Ligand-mediated band structure engineering and physiochemical properties of UiO-66 (Zr) metal-organic frameworks (MOFs) for solar-driven degradation of dye molecules

In this study, Zr-based metal organic frameworks (Zr-MOFs) with different ligands such as terephthalic acid (UiO-66), 2-aminoterephthalic (UiO-66-NH2) and 2-methylimidazole (UiO‐66‐2M) are synthesized using hydrothermal method in order to investigate their ligand-dependent properties towards photocatalytic degradation of dyes molecules under solar light. The structural analysis by XRD revealed the fundamental cubic-topology of the UiO-66 structure for all the synthesized MOFs, and the presence of respective functional groups is confirmed via their ART-IR spectra.
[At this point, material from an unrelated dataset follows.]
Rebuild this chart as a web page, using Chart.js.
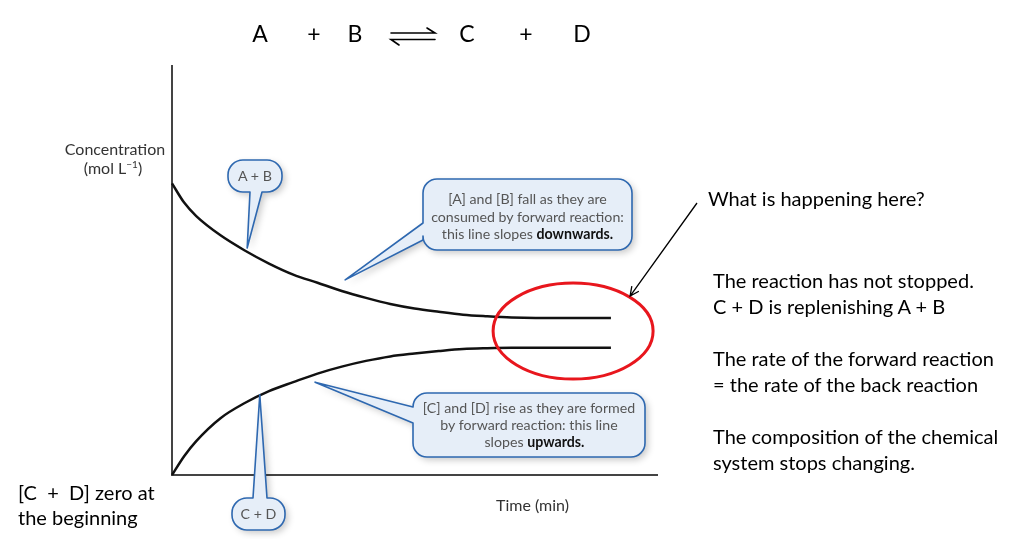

A spherical morphology with average size of ~80 and 200 nm are observed for UiO-66 and UiO-66-NH2 MOFs, respectively, whereas, bricks-like morphology is observed for UiO‐66‐2M, which is attributed to the binding habit of the respective ligands. Band gap energy of the synthesized UiO-66, UiO-66-NH2 and UiO‐66‐2M is estimated to be ~3.85, 2.92 and 2.77 eV, respectively. Among the synthesized MOFs, the photocatalytic degradation efficiency of UiO-66-NH2 MOFs is found to be greater towards the cationic rhodamine B (RhB) dye (~95% in 120 min), while it is relatively less efficient in degrading the anionic Congo red (CR) dye, (~64% in 120 min). The insights gained from the fundamental characterizations, Mott-Schottky, scavenger and electrochemical impedance analysis revealed that the amino-groups in UiO-66-NH2 MOFs offered the band edge potentials suitable for the effective generation of energetic radical species with the improved carrier delocalization, recombination resistance and charge transfer properties in the MOFs. The further parametric studies revealed that the UiO-66-NH2 MOFs can be effectively scaled-up and used for dye degradation applications in real-time.